— begin ENTRIES SUPPLIED —

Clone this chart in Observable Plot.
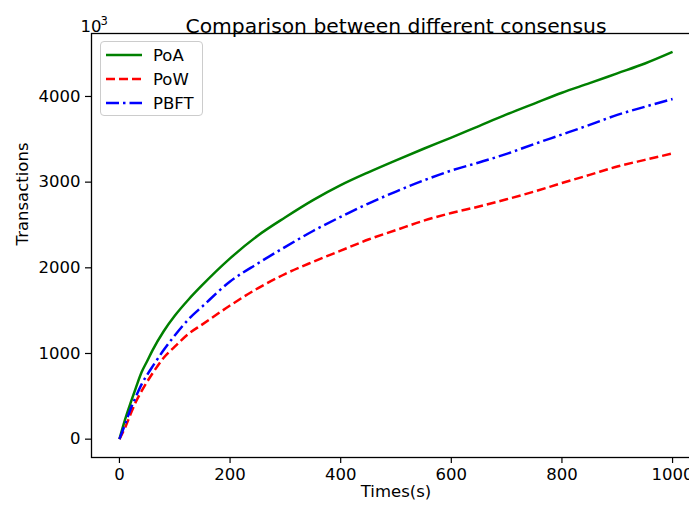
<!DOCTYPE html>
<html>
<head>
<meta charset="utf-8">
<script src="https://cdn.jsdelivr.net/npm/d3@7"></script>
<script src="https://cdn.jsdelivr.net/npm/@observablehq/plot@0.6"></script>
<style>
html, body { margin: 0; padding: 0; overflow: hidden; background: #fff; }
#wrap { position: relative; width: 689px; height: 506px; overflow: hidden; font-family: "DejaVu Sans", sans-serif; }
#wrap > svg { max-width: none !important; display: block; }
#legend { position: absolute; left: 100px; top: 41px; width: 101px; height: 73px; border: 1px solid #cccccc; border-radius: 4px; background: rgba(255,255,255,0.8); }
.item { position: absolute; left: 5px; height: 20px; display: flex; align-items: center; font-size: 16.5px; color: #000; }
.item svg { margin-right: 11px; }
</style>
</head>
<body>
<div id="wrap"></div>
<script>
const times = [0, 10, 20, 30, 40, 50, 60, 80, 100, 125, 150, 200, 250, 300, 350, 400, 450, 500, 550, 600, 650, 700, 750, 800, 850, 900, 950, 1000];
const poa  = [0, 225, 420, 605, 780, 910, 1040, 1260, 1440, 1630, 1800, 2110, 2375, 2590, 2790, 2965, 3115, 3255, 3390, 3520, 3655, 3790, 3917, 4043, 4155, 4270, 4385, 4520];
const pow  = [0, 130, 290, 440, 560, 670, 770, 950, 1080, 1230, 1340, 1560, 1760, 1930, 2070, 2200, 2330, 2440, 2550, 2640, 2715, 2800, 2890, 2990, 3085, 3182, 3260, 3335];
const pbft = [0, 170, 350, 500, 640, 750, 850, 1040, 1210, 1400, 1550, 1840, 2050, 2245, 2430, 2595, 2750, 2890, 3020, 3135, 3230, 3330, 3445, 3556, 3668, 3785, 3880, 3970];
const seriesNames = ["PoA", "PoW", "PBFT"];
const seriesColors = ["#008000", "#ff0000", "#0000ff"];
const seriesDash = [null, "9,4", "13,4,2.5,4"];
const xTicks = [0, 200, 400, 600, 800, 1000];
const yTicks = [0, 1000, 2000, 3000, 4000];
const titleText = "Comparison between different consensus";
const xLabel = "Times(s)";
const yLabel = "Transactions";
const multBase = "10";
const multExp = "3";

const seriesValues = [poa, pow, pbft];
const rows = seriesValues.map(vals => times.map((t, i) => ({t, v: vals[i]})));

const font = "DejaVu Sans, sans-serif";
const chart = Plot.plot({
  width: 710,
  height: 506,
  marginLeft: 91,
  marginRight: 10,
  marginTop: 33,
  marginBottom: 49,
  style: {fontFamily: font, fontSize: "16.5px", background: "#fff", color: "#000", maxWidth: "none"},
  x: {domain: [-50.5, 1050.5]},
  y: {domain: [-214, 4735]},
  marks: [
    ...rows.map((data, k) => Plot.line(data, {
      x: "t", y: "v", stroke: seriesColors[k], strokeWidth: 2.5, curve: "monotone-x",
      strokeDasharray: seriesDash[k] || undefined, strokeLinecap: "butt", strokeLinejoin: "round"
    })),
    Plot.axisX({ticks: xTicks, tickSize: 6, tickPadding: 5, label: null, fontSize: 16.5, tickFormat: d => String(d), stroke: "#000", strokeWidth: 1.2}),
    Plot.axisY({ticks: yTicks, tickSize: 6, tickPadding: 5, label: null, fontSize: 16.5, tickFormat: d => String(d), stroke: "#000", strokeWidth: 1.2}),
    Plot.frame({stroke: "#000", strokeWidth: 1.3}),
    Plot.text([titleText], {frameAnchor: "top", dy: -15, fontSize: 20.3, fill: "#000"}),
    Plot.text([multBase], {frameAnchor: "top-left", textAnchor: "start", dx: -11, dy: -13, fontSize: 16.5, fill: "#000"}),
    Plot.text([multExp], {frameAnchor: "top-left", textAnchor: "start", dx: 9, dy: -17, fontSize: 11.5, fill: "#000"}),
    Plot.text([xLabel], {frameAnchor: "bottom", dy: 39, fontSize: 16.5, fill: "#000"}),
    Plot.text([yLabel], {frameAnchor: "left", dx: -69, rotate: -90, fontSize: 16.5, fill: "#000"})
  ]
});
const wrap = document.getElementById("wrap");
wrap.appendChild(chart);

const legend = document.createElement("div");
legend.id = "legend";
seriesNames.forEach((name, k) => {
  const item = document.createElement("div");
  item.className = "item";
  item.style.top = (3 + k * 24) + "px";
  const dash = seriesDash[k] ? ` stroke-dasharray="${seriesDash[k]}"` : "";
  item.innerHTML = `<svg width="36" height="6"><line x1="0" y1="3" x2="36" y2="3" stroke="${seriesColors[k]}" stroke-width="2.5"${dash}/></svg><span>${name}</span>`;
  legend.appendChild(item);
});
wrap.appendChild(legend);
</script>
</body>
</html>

— end ENTRIES SUPPLIED —
— begin ENTRIES SUPPLIED —

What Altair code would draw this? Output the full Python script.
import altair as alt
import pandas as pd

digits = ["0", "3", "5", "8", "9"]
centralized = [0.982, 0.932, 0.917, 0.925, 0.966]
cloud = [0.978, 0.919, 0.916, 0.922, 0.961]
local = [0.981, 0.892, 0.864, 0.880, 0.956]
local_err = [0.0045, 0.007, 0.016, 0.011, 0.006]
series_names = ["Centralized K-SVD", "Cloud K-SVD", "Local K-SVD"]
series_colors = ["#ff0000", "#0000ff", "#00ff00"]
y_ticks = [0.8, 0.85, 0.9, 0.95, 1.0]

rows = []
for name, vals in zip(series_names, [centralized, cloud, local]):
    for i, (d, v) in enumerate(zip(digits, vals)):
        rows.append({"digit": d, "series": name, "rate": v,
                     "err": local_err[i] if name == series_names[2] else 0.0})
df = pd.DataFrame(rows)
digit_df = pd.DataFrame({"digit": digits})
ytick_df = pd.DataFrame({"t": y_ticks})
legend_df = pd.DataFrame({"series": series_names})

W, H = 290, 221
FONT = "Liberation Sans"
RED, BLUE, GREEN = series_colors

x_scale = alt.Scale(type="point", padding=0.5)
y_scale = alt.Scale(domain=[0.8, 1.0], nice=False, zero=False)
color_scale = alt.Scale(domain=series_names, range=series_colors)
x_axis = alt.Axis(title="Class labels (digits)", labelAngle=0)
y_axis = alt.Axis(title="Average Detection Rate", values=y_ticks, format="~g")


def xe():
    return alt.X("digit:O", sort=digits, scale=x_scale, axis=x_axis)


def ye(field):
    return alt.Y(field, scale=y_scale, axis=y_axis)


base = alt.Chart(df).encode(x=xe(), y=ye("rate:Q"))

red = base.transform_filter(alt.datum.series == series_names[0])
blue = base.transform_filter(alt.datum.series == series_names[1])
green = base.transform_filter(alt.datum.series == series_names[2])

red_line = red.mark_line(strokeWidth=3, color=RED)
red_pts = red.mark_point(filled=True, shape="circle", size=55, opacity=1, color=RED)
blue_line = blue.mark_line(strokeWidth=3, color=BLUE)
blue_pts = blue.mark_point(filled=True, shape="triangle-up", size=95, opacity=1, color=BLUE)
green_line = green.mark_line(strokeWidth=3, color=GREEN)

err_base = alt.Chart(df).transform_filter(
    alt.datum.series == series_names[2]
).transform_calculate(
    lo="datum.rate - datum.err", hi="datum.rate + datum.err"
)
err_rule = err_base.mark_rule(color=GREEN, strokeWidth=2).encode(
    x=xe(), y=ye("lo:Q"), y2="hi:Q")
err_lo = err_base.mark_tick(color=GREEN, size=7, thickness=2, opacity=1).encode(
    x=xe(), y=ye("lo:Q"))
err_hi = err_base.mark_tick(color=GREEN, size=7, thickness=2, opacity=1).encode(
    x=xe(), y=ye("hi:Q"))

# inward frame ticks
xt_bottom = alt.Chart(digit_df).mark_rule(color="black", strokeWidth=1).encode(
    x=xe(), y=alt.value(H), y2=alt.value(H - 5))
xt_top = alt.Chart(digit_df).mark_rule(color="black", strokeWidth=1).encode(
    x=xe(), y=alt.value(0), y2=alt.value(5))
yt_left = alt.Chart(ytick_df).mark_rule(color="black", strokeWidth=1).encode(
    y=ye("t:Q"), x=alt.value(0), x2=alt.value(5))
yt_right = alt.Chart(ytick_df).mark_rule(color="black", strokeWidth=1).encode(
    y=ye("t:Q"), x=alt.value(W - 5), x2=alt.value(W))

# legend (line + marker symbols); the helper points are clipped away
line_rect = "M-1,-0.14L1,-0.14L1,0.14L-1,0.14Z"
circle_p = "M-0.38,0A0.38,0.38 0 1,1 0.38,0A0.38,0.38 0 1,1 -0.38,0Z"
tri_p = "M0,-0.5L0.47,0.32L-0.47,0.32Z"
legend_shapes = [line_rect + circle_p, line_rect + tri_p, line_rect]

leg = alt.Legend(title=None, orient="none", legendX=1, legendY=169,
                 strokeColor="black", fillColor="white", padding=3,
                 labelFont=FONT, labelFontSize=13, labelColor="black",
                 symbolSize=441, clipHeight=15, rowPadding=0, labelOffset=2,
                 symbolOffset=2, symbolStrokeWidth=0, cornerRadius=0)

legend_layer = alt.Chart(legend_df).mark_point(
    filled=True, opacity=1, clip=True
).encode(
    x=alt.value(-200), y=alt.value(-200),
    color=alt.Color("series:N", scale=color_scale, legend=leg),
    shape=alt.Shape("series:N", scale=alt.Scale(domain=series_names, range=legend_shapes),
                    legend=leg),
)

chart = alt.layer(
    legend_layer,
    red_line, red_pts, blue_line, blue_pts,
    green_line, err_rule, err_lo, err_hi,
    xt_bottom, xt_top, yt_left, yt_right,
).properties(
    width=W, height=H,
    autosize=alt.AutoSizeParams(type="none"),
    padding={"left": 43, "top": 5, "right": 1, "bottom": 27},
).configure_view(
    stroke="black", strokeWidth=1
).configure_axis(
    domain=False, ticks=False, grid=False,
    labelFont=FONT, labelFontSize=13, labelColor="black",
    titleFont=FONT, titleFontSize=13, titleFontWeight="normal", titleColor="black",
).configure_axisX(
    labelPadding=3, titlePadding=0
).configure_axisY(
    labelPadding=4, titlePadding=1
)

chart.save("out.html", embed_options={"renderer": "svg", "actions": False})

— end ENTRIES SUPPLIED —
— begin ENTRIES SUPPLIED —

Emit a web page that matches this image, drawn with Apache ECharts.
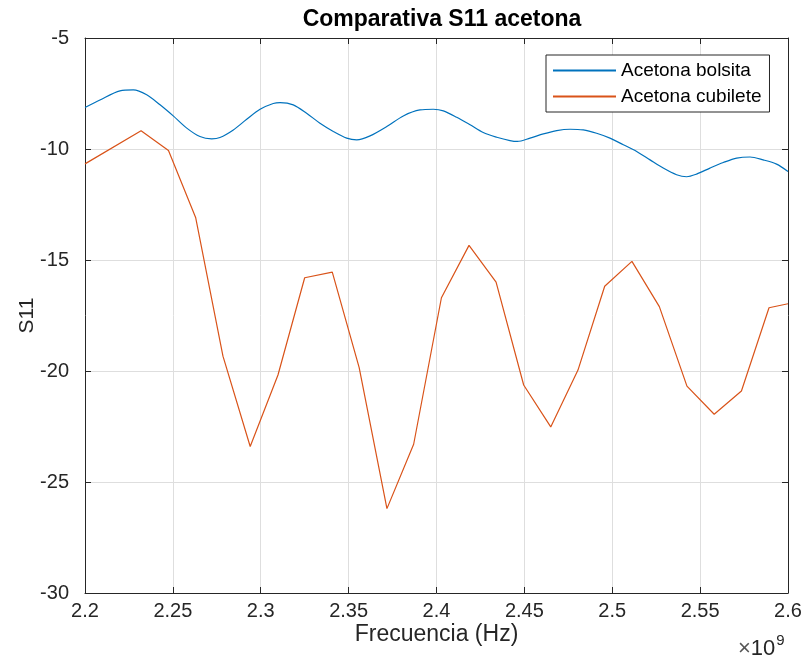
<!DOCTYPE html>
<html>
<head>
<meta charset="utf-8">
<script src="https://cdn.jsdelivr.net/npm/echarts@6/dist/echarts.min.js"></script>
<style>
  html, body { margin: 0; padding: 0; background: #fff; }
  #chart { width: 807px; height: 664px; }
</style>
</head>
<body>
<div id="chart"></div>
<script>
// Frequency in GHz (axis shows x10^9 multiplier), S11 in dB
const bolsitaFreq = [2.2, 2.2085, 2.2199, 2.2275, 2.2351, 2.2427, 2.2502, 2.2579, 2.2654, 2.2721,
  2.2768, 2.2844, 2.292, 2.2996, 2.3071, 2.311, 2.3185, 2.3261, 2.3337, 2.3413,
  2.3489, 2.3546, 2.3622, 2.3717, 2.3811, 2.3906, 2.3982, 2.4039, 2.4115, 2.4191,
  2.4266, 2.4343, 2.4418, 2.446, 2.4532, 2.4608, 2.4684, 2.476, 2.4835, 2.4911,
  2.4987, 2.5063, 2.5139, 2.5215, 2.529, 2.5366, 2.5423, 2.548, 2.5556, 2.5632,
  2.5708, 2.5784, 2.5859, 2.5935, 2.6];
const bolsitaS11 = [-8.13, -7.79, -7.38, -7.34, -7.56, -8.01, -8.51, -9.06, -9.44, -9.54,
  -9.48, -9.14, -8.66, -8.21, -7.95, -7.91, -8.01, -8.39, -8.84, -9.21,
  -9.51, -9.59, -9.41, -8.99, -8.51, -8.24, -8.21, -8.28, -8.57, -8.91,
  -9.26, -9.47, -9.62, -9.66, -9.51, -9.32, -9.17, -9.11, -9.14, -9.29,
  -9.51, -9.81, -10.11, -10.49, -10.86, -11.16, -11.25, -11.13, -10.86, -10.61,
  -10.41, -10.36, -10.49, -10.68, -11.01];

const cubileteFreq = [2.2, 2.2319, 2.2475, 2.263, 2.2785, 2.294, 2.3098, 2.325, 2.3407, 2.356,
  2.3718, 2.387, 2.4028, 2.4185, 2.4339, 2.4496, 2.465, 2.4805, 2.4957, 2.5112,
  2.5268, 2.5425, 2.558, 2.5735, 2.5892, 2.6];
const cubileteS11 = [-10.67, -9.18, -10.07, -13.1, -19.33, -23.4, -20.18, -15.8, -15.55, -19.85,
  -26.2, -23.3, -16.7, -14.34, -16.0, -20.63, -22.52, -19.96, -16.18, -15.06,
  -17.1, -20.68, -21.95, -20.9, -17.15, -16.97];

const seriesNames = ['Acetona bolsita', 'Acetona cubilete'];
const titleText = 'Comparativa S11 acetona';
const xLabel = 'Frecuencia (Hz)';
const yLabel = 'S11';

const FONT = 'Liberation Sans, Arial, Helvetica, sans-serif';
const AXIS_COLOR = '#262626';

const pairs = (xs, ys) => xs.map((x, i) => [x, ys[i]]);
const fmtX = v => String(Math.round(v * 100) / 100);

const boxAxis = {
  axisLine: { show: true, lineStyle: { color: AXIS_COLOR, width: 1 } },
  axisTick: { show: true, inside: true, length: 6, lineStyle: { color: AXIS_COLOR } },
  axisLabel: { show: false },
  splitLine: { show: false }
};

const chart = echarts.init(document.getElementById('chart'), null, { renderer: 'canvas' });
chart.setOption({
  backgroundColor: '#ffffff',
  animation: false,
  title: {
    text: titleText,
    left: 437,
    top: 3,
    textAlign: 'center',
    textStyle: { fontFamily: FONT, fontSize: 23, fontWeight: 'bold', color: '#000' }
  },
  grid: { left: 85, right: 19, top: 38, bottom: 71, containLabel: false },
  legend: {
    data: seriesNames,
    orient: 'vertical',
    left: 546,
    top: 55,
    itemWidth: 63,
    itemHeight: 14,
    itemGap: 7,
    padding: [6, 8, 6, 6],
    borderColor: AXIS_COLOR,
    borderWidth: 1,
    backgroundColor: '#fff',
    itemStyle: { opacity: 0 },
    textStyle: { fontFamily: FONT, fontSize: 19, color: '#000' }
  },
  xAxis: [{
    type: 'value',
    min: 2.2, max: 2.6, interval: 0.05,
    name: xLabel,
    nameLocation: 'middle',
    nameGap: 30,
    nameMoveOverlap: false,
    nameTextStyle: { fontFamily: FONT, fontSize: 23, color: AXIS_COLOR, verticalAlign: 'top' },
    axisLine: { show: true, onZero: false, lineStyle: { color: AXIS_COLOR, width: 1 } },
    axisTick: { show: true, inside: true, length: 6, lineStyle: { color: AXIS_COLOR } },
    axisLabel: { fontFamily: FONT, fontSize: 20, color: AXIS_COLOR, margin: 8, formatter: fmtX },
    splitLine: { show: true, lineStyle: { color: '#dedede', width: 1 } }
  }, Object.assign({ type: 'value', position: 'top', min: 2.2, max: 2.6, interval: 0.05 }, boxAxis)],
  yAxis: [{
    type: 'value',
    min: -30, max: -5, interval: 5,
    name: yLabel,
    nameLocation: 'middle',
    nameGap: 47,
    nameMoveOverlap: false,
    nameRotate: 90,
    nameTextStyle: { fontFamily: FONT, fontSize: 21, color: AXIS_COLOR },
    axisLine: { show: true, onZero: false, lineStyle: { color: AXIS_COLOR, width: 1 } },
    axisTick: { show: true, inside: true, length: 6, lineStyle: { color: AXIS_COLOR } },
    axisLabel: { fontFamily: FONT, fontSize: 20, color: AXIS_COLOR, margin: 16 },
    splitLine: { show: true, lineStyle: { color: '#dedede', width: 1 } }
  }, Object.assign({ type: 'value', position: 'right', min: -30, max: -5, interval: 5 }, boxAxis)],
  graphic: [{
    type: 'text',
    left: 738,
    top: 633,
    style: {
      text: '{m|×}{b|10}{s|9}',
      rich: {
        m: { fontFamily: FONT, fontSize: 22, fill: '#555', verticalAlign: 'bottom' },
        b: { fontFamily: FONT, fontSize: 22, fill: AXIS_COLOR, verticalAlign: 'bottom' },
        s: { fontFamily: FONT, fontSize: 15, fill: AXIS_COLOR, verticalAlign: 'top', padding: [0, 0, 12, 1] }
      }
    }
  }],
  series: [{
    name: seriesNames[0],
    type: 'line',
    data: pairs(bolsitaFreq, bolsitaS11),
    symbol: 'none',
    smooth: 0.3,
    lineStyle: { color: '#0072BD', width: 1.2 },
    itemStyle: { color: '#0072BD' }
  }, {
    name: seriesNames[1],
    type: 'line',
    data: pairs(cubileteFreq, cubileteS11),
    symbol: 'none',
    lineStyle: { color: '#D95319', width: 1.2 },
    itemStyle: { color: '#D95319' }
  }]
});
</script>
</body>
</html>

— end ENTRIES SUPPLIED —

WHAT NEEDS TO BE DONE >> Look through the entries above; copy each line where the string "script" appears.

IN RESPONSE >>
<script src="https://cdn.jsdelivr.net/npm/d3@7"></script>
<script src="https://cdn.jsdelivr.net/npm/@observablehq/plot@0.6"></script>
<script>
</script>
What Altair code would draw this? Output the full Python script.
<script src="https://cdn.jsdelivr.net/npm/echarts@6/dist/echarts.min.js"></script>
<script>
</script>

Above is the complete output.